La rentrée triomphante des princes à Paris marque l'apogée
de la Fronde. Si ses chefs avaient eu une orien¬tation dans leurs idées,
le programme de la convocation des états généraux réclamé
par la noblesse eût été repris, et le système nouveau
du pouvoir absolu exercé sous contrôle par des ministres eût
été définitivement écarté. Système
funeste qui nous a conduits aux commotions de la grande révolution française
et à ses suites de corruption et de décadence. Des réformes
graduelles et nécessaires eussent été pacifiquement accomplies
. L'inébranlable attachement voué par la reine Anne d'Autriche
à son ministre favori fut le dissolvant de la coalition des partis qui
venait d'expulser Mazarin. Cette princesse, cependant, avait ouvertement renié
le ministre fugitif, elle avait donné une déclaration enregistrée
au Parlement par laquelle tout étranger devait être désormais
exclu du Conseil. Ces apparences étaient trompeuses, la Reine dissimulait,
elle ne cessa pas un instant, au moyen d'une active correspondance, de consulter
son favori pour la direction des affaires, aussi celui-ci ne désespéra-t-il
pas de son retour. Le prince de Condé, chef de la Fronde triomphante
était naturellement devenu le chef du gouvernement ; aussi s'efforcer
d'agir sur l'esprit de ce héros des batailles, qui n'était en
politique qu'un capricieux enfant et lui faire commettre des fautes, fut-il
dès lors l'objectif poursuivi par Mazarin du fond de son exil. Il y réussit
au gré de ses désirs. La première faute qu'il lui fit commettre,
au moyen d'adroits intermédiaires, fut de lui inspirer la crainte de
l'amoindrissement de son autorité si les états généraux
étaient convoqués.

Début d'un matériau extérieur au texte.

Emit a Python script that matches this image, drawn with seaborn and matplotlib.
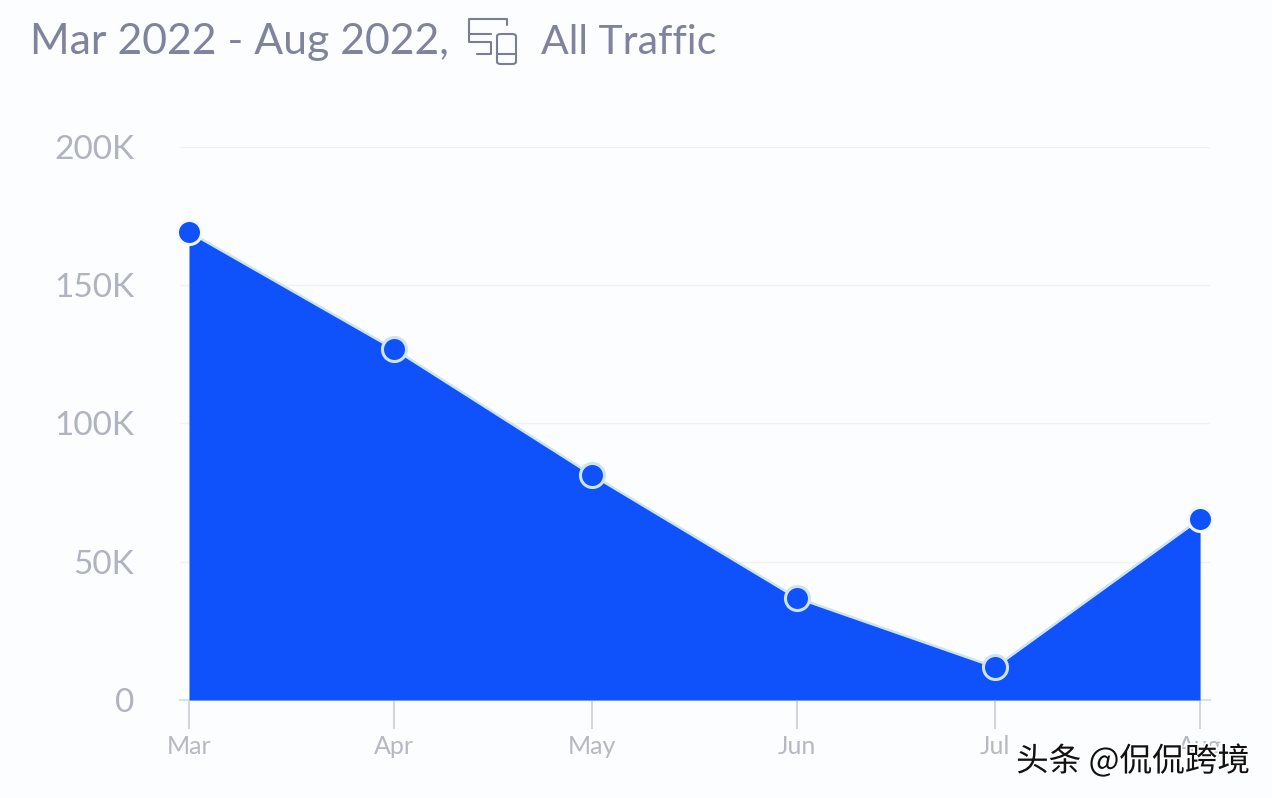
import matplotlib
matplotlib.use('Agg')
import matplotlib.pyplot as plt
import seaborn as sns
import pandas as pd
from matplotlib.lines import Line2D
from matplotlib.patches import FancyBboxPatch
import matplotlib.patheffects as pe

months = ['Mar', 'Apr', 'May', 'Jun', 'Jul', 'Aug']
dates = ['2022-03-01', '2022-04-01', '2022-05-01', '2022-06-01', '2022-07-01', '2022-08-01']
visits = [169300, 127000, 81400, 36900, 11900, 65500]
y_ticks = [0, 50000, 100000, 150000, 200000]
y_labels = ['0', '50K', '100K', '150K', '200K']

df = pd.DataFrame({'date': pd.to_datetime(dates), 'visits': visits})

blue = '#0F52FB'
bg = '#FBFDFE'
ring = '#CFE4EE'
W, H = 1272, 798

sns.set_theme(style='white')
plt.rcParams['font.family'] = ['Lato', 'DejaVu Sans']

fig = plt.figure(figsize=(12.72, 7.98), dpi=100, facecolor=bg)
ax = fig.add_axes([180 / W, 1 - 700 / H, (1210 - 180) / W, (700 - 147) / H], facecolor=bg)

# area first, then the line and markers on top
ax.fill_between(df['date'], df['visits'], 0, color=blue, lw=0, zorder=3)
sns.lineplot(data=df, x='date', y='visits', ax=ax, color=ring, lw=1.8, zorder=4)
# inner points have the pale ring, the two end ones sit on the background
sns.scatterplot(data=df.iloc[1:5], x='date', y='visits', ax=ax, s=300, color=blue,
                edgecolor=ring, linewidth=2.2, zorder=5, clip_on=False)
sns.scatterplot(data=df.iloc[[0, 5]], x='date', y='visits', ax=ax, s=300, color=blue,
                edgecolor='#F2F8FC', linewidth=2.2, zorder=5, clip_on=False)

# 6.6 px per day, so the axes run 9 px left of Mar and 10 px right of Aug
ax.set_xlim(pd.Timestamp('2022-03-01') - pd.Timedelta(days=1.36),
            pd.Timestamp('2022-08-01') + pd.Timedelta(days=1.5))
ax.set_ylim(0, 200000)
ax.set_xlabel('')
ax.set_ylabel('')

ax.set_yticks(y_ticks)
ax.set_yticklabels(y_labels, fontsize=24, color='#B0B3C0')
ax.set_xticks(df['date'])
ax.set_xticklabels(months, fontsize=18, color='#B6B8C3')
ax.tick_params(axis='y', length=0, pad=33)
ax.tick_params(axis='x', bottom=True, length=21, width=1.1, color='#C6C9D2', pad=4, direction='out')

ax.grid(axis='y', color='#EFF2F5', lw=1)
ax.set_axisbelow(True)
for side in ['top', 'right', 'left']:
    ax.spines[side].set_visible(False)
ax.spines['bottom'].set_color('#D5E2F2')
ax.spines['bottom'].set_linewidth(1.5)

title_c = '#7F839E'
fig.text(30 / W, 1 - 54 / H, 'Mar 2022 - Aug 2022,', fontsize=30.8, color=title_c,
         ha='left', va='baseline')
fig.text(541 / W, 1 - 54 / H, 'All Traffic', fontsize=29.5, color=title_c,
         ha='left', va='baseline')

# devices icon in the title
icon_c = '#7A7E94'


def seg(xs, ys):
    fig.add_artist(Line2D([x / W for x in xs], [1 - y / H for y in ys], color=icon_c, lw=1.5))


seg([507, 507, 469, 469, 491, 491, 477], [25, 19, 19, 42, 42, 54, 54])
seg([469, 491], [34, 34])
phone = FancyBboxPatch((497 / W, 1 - 64 / H), 19 / W, 30 / H, transform=fig.transFigure,
                       boxstyle='round,pad=0,rounding_size=0.003', fill=False,
                       ec=icon_c, lw=1.5)
fig.add_artist(phone)
seg([497, 516], [54, 54])

# watermark over the chart
fig.text(1016 / W, 1 - 771 / H, '头条 @侃侃跨境', fontsize=23.5,
         family=['Noto Sans CJK SC', 'DejaVu Sans'], color='#111111', ha='left', va='baseline',
         zorder=20, path_effects=[pe.withStroke(linewidth=2.5, foreground='white')])

fig.savefig('out.png', dpi=100, facecolor=bg)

Ce prince fut ainsi amené à se
mettre en travers de cette convocation, faisant alors le jeu du cardinal et
celui de la Reine. Le cardinal ne voulait pas des États généraux
parce qu'il avait la certitude que cette assemblée rendrait impossible
la restauration de son pouvoir ; par le même motif, la Reine n'en voulait
pas davantage.
Le prince de Condé, qui comptait gouverner sans contrôle sous le
nom de cette princesse, trouva facilement un terrain d'entente avec elle sur
la base de la non convocation des États généraux ; seulement,
la Reine le rendait dupe de cette entente simulée en continuant à
demander secrètement à Brühl ses inspirations ordinaires.

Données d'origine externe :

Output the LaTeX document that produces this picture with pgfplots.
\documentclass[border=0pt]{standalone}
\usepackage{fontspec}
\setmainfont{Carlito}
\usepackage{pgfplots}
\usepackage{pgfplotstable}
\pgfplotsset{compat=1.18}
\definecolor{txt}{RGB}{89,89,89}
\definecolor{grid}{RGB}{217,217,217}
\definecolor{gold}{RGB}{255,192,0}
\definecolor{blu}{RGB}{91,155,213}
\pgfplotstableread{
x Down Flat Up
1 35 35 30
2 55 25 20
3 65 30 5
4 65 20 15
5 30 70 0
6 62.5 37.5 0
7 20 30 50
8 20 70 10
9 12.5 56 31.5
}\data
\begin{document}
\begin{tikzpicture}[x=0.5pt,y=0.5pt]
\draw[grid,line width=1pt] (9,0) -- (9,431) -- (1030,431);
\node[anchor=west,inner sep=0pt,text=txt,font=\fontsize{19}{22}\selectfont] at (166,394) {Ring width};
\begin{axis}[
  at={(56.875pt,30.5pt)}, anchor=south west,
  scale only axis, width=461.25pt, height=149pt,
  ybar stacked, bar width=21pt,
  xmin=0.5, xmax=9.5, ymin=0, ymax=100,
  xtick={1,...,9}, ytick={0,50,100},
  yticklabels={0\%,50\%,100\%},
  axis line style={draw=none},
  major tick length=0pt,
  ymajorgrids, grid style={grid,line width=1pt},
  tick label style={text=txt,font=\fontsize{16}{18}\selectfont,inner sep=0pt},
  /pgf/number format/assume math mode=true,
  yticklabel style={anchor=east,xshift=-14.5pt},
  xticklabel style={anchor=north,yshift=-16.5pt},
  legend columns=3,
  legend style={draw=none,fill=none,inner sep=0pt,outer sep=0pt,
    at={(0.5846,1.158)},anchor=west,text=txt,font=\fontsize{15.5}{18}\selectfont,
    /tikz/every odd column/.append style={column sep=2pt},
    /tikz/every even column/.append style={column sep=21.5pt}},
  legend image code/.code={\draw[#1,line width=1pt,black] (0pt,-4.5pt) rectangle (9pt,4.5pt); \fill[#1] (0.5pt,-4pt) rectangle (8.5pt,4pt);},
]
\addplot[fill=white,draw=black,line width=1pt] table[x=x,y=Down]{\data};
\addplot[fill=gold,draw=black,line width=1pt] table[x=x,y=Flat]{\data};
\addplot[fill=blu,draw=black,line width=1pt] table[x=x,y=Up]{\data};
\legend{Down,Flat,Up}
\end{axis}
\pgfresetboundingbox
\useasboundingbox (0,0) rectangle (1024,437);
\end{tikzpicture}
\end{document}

La seconde faute dans laquelle le cardinal sut induire le prince de Condé,
fut de provoquer la rupture du mariage arrêté de son frère,
le prince de Conti, avec mademoiselle de Chevreuse. Il fut suffisant de lui
inspirer l'appréhension de l'influence que retirerait de cette alliance
le coadjuteur de Paris, pour lequel ce prince avait une antipathie profonde.
Une raison d'intérêts peu avouable poussait, en outre, le prince
de Condé à souhaiter que son frère ne se mariât pas,
afin que demeurant prince ecclésiastique, ainsi qu'il l'était
depuis son enfance, il se contentât d'aspirer au cardinalat qui lui était
assuré. Comme appartenant à l'église, le prince de Conti
était pourvu des plus riches bénéfices ; en se mariant
il fallait qu'il s'en démît : alors il entrerait en partage dans
les biens de sa maison que le prince de Condé possédait en entier.

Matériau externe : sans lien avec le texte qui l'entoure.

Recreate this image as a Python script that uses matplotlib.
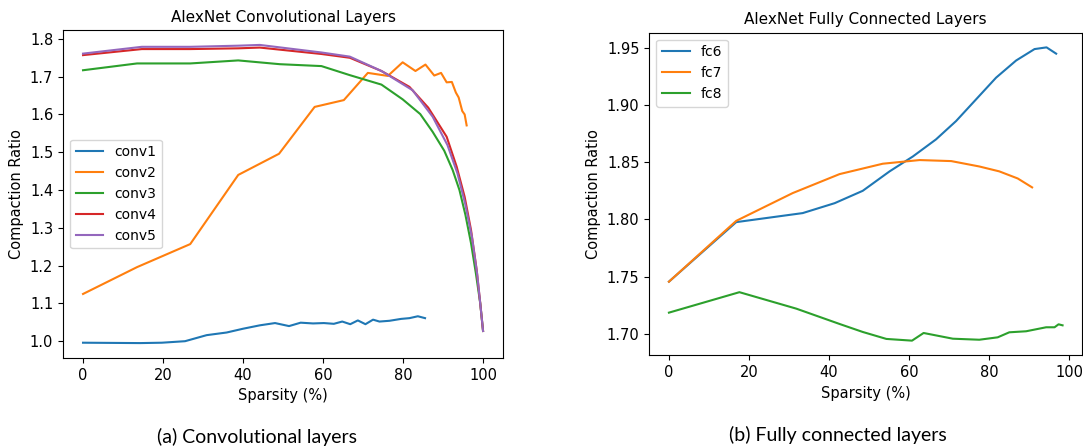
import matplotlib
matplotlib.use("Agg")
import matplotlib.pyplot as plt

# ---- Convolutional layers: sparsity (%) vs compaction ratio ----
conv1_x = [0, 14.3, 19.7, 25.5, 30.9, 35.9, 40.0, 44.2, 48.0, 51.5, 54.4, 57.5,
           60.2, 62.7, 64.8, 66.8, 68.7, 70.6, 72.5, 74.1, 76.6, 79.5, 81.6, 83.7, 85.5]
conv1_y = [0.996, 0.995, 0.996, 1.000, 1.016, 1.023, 1.033, 1.042, 1.048, 1.040, 1.049, 1.047,
           1.048, 1.046, 1.052, 1.045, 1.055, 1.045, 1.057, 1.052, 1.054, 1.059, 1.061, 1.066, 1.061]

conv2_x = [0, 13.5, 26.8, 38.8, 49.0, 57.9, 65.2, 71.2, 76.2, 79.9, 83.1, 85.6,
           87.8, 89.5, 90.9, 92.2, 93.2, 93.9, 94.8, 95.4, 95.9]
conv2_y = [1.125, 1.196, 1.257, 1.440, 1.496, 1.620, 1.638, 1.710, 1.702, 1.738, 1.715, 1.732,
           1.703, 1.710, 1.685, 1.686, 1.658, 1.645, 1.609, 1.600, 1.571]

conv3_x = [0, 13.5, 26.8, 38.8, 49.2, 59.6, 66.7, 74.6, 79.9, 84.3, 87.4, 90.3,
           92.4, 94.1, 95.6, 97.0, 98.2, 99.3, 100.0]
conv3_y = [1.717, 1.735, 1.735, 1.743, 1.733, 1.728, 1.704, 1.679, 1.640, 1.601, 1.554, 1.504,
           1.453, 1.400, 1.334, 1.259, 1.180, 1.100, 1.027]

conv4_x = [0, 14.7, 26.8, 38.8, 44.2, 59.6, 66.7, 74.6, 81.6, 86.3, 90.9, 93.4,
           95.4, 97.0, 98.4, 99.3, 100.0]
conv4_y = [1.757, 1.773, 1.773, 1.775, 1.777, 1.760, 1.750, 1.715, 1.673, 1.618, 1.541, 1.462,
           1.382, 1.294, 1.189, 1.100, 1.027]

conv5_x = [0, 14.7, 26.8, 38.8, 44.2, 59.6, 66.7, 74.6, 82.4, 87.4, 91.1, 93.6,
           95.5, 97.2, 98.5, 99.3, 100.0]
conv5_y = [1.761, 1.779, 1.779, 1.782, 1.784, 1.764, 1.753, 1.715, 1.664, 1.594, 1.519, 1.444,
           1.365, 1.277, 1.180, 1.100, 1.027]

# ---- Fully connected layers ----
fc6_x = [0, 16.8, 33.4, 41.4, 48.4, 55.1, 60.9, 66.7, 71.7, 76.7, 81.7, 86.7, 91.3, 94.3, 96.7]
fc6_y = [1.7455, 1.7976, 1.8055, 1.8142, 1.8250, 1.8420, 1.8550, 1.8700, 1.8860, 1.9050,
         1.9240, 1.9390, 1.9490, 1.9505, 1.9450]

fc7_x = [0, 16.8, 30.9, 42.6, 53.4, 62.6, 70.5, 77.5, 82.5, 87.1, 90.7]
fc7_y = [1.7455, 1.7987, 1.8230, 1.8396, 1.8487, 1.8519, 1.8510, 1.8463, 1.8420, 1.8358, 1.8280]

fc8_x = [0, 17.6, 31.8, 42.6, 48.4, 54.3, 60.7, 63.6, 70.9, 77.5, 82.1, 85.0,
         89.2, 94.2, 96.3, 97.3, 98.3]
fc8_y = [1.7184, 1.7363, 1.7219, 1.7085, 1.7015, 1.6954, 1.6939, 1.7006, 1.6956, 1.6947,
         1.6968, 1.7012, 1.7021, 1.7056, 1.7056, 1.7082, 1.7073]

fig = plt.figure(figsize=(10.83, 4.48), dpi=100)
ax1 = fig.add_axes([0.0582, 0.2009, 0.4063, 0.7321])
ax2 = fig.add_axes([0.5995, 0.2069, 0.3998, 0.7201])

conv_series = [("conv1", conv1_x, conv1_y), ("conv2", conv2_x, conv2_y),
               ("conv3", conv3_x, conv3_y), ("conv4", conv4_x, conv4_y),
               ("conv5", conv5_x, conv5_y)]
for name, xs, ys in conv_series:
    ax1.plot(xs, ys, label=name)
ax1.set_title("AlexNet Convolutional Layers", fontsize=11)
ax1.set_xlabel("Sparsity (%)", fontsize=10.5)
ax1.set_ylabel("Compaction Ratio", fontsize=10.5)
ax1.set_xticks([0, 20, 40, 60, 80, 100])
ax1.set_yticks([1.0, 1.1, 1.2, 1.3, 1.4, 1.5, 1.6, 1.7, 1.8])
ax1.tick_params(labelsize=10.5)
ax1.legend(loc="center left", fontsize=10)

fc_series = [("fc6", fc6_x, fc6_y), ("fc7", fc7_x, fc7_y), ("fc8", fc8_x, fc8_y)]
for name, xs, ys in fc_series:
    ax2.plot(xs, ys, label=name)
ax2.set_title("AlexNet Fully Connected Layers", fontsize=11)
ax2.set_xlabel("Sparsity (%)", fontsize=10.5)
ax2.set_ylabel("Compaction Ratio", fontsize=10.5)
ax2.set_xticks([0, 20, 40, 60, 80, 100])
ax2.set_yticks([1.70, 1.75, 1.80, 1.85, 1.90, 1.95])
ax2.tick_params(labelsize=10.5)
ax2.legend(loc="upper left", fontsize=10)

fig.text(257 / 1083, 1 - 437 / 448, "(a) Convolutional layers", ha="center", va="center",
         fontsize=14, family="Lato")
fig.text(838 / 1083, 1 - 435 / 448, "(b) Fully connected layers", ha="center", va="center",
         fontsize=14, family="Lato")

fig.savefig("out.png", dpi=100)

Comme le prince de Conti était fort épris, ce ne fut qu'au moyen
de ses mordantes railleries sur la liaison trop intime du coadjuteur avec Mademoiselle
de Chevreuse que le prince de Condé parvint à dégoûter
son frère d'une union dont la célébration allait s'accomplir.
Cette maladroite rupture amena la ruine de la situation que le prince de Condé
venait d'acquérir ; il n'avait pas compris qu'il ne pouvait s'appuyer
que [sur] la cohésion des diverses fractions de la Fronde ; en les désagrégeant
lui même, il ouvrait une brèche par laquelle devait passer Mazarin.